Big-time Hollywood actors such as Alec Baldwin (Match Game), Elizabeth Banks (the apex-moronic Press Your Luck), and Joel McHale (Card Sharks) are like feral hogs tearing up the delicate employment ecosystem, trampling their way into jobs and ruining the next possible crop of real game show hosts the same way TV and movie stars have overwhelmed professional voice actors in animated features.
Real game show hosts such as such as Bob Barker, Alex Trebek, and my fave host because he gave me a pile of cash, Chris Harrison, are individuals with no apparent talent other than the ineffable gift of being able to move a game show along without being all self-aware and ironic about it, and only mildly contemptuous of the shlubs who are on as contestants.
Chris Harrison is a Presenter, a Pitchman, a Host. He’s not a movie star. Same for Trebek. Drew Carey taking over Bob Barker’s The Price is Right is marginal because he doesn’t wink at the camera like “Can you believe I’m doing this?” Carey is so Low Energy he mutated himself out of being an entertainer and is now a relatable regular person. Also I support Snoop Dogg taking over The Joker’s Wild because his job description is Rapper but he is also by profession a Master of Ceremonies.
Celebrity hosts are disrupting the natural progression of real game show hosts.

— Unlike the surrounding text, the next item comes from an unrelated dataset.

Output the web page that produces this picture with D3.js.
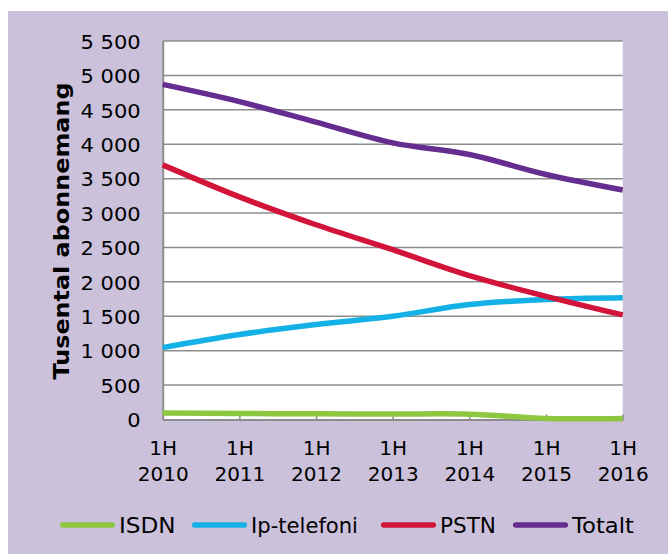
<!DOCTYPE html>
<html>
<head>
<meta charset="utf-8">
<script src="https://cdn.jsdelivr.net/npm/d3@7"></script>
<style>
  html, body { margin: 0; padding: 0; background: #ffffff; }
  svg { display: block; }
  text { font-family: "DejaVu Sans", Verdana, sans-serif; fill: #000; }
</style>
</head>
<body>
<svg id="chart" width="668" height="554"></svg>
<script>
const categories = ["1H 2010", "1H 2011", "1H 2012", "1H 2013", "1H 2014", "1H 2015", "1H 2016"];
const isdn      = [95, 88, 82, 80, 78, 15, 15];
const ipTelefon = [1045, 1235, 1380, 1500, 1670, 1745, 1770];
const pstn      = [3700, 3235, 2830, 2467, 2090, 1790, 1520];
const totalt    = [4870, 4620, 4320, 4020, 3850, 3560, 3335];
const seriesNames = ["ISDN", "Ip-telefoni", "PSTN", "Totalt"];
const seriesColors = ["#8DC63F", "#14B1E7", "#D2143A", "#662D91"];
const yTicks = [0, 500, 1000, 1500, 2000, 2500, 3000, 3500, 4000, 4500, 5000, 5500];
const yTitle = "Tusental abonnemang";

const seriesValues = [isdn, ipTelefon, pstn, totalt];

const svg = d3.select("#chart");
svg.append("rect").attr("x", 8).attr("y", 11).attr("width", 660).attr("height", 543).attr("fill", "#CBC1DB");

const x0 = 162.7, x1 = 622.7, yTop = 41, yBot = 419.5;
const x = d3.scalePoint().domain(categories).range([x0, x1]);
const y = d3.scaleLinear().domain([0, 5500]).range([yBot, yTop]);

svg.append("rect").attr("x", x0).attr("y", yTop).attr("width", x1 - x0).attr("height", yBot - yTop).attr("fill", "#ffffff");

// gridlines
svg.append("g").selectAll("line").data(yTicks.filter(d => d > 0)).join("line")
  .attr("x1", x0).attr("x2", x1)
  .attr("y1", d => y(d)).attr("y2", d => y(d))
  .attr("stroke", "#8C8C8C").attr("stroke-width", 1.5);

// y axis
const yAxis = d3.axisLeft(y).tickValues(yTicks).tickSize(0).tickPadding(22)
  .tickFormat(d => d3.format(",")(d).replace(/,/g, " "));
const gy = svg.append("g").attr("transform", `translate(${x0},0)`).call(yAxis);
gy.select(".domain").attr("stroke", "#8C8C8C").attr("stroke-width", 2);
gy.selectAll("text").attr("font-size", 20).attr("font-family", "DejaVu Sans").attr("fill", "#000")
  .attr("dy", "0.36em");
gy.selectAll("text").each(function() {
  const w = this.getComputedTextLength();
  d3.select(this).attr("textLength", w * 1.05).attr("lengthAdjust", "spacingAndGlyphs");
});

// x axis
const xAxis = d3.axisBottom(x).tickSize(0).tickFormat("");
const gx = svg.append("g").attr("transform", `translate(0,${yBot})`).call(xAxis);
gx.select(".domain").attr("stroke", "#8C8C8C").attr("stroke-width", 2);
gx.selectAll(".tick").append("line").attr("y1", -5).attr("y2", 0).attr("stroke", "#8C8C8C").attr("stroke-width", 1.5);
gx.selectAll(".tick").each(function(d) {
  const parts = d.split(" ");
  const t = d3.select(this).append("text").attr("text-anchor", "middle").attr("font-size", 20).attr("fill", "#000");
  t.append("tspan").attr("x", 0).attr("y", 35).text(parts[0]);
  t.append("tspan").attr("x", 0).attr("y", 61).text(parts[1]);
});

// y title
svg.append("text").attr("transform", `translate(69,231) rotate(-90)`)
  .attr("text-anchor", "middle").attr("font-size", 22).attr("font-weight", "bold")
  .attr("textLength", 297).attr("lengthAdjust", "spacingAndGlyphs")
  .text(yTitle);

// lines
const line = d3.line().x((d, i) => x(categories[i])).y(d => y(d)).curve(d3.curveCatmullRom.alpha(0.5));
svg.append("g").selectAll("path").data(seriesValues).join("path")
  .attr("d", d => line(d)).attr("fill", "none")
  .attr("stroke", (d, i) => seriesColors[i]).attr("stroke-width", 5.5)
  .attr("stroke-linejoin", "round");

// legend
const legendX = [60, 192, 381, 513];
const legendW = [56.7, 107, 56, 62];
const lg = svg.append("g").selectAll("g").data(seriesNames).join("g")
  .attr("transform", (d, i) => `translate(${legendX[i]},525)`);
lg.append("line").attr("x1", 2.7).attr("x2", 52.3).attr("y1", 0).attr("y2", 0)
  .attr("stroke", (d, i) => seriesColors[i]).attr("stroke-width", 5.5).attr("stroke-linecap", "round");
lg.append("text").attr("x", 59).attr("y", 0).attr("dy", "0.36em").attr("font-size", 21)
  .attr("textLength", (d, i) => legendW[i]).attr("lengthAdjust", "spacingAndGlyphs")
  .text(d => d);
</script>
</body>
</html>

There have been great presenters on the HQ Trivia game app, such as Scott Rogowsky, Sharon Carpenter, and my personal fave Matt Richards, who have hosted the live-streaming HQ game app, and they must have thought they would be in line to move to TV, but now Hollywood celebs who need to keep their resumes contiguous are hogging the mic from proper game show hosts, presenters, emcees, pitch-persons, whatever you want to call them, but basically, humans who are not already famous for being actors or otherwise famous performers, people who gain their fame by hosting game shows, not Hollywood parasites who get their wallets swolt and stay on the radar by stepping down into somebody else’s format.
Oscar-nominee Baldwin, who has won three Emmy Awards, two Golden Globes, and seven Screen Actors Guild awards, seems to be doing the best, cashing paychecks cruising through episodes of Match Game. He opens a typical episode by introducing himself and saying “Of all the movies and TV shows that I’ve done, this is definitely one of them,” which is received by a weak laugh from the otherwise over-amped studio audience. He is a greedy pig taking a job away from non Hollywood-actor-types, and the prime example of self-satisfied celebs having a laugh slumming and getting paid for it, and it’s revolting. At some point the formula for television game shows will be celebrities hosting celebrity contestants in front of a studio audience filled with celebrities, and we all lose.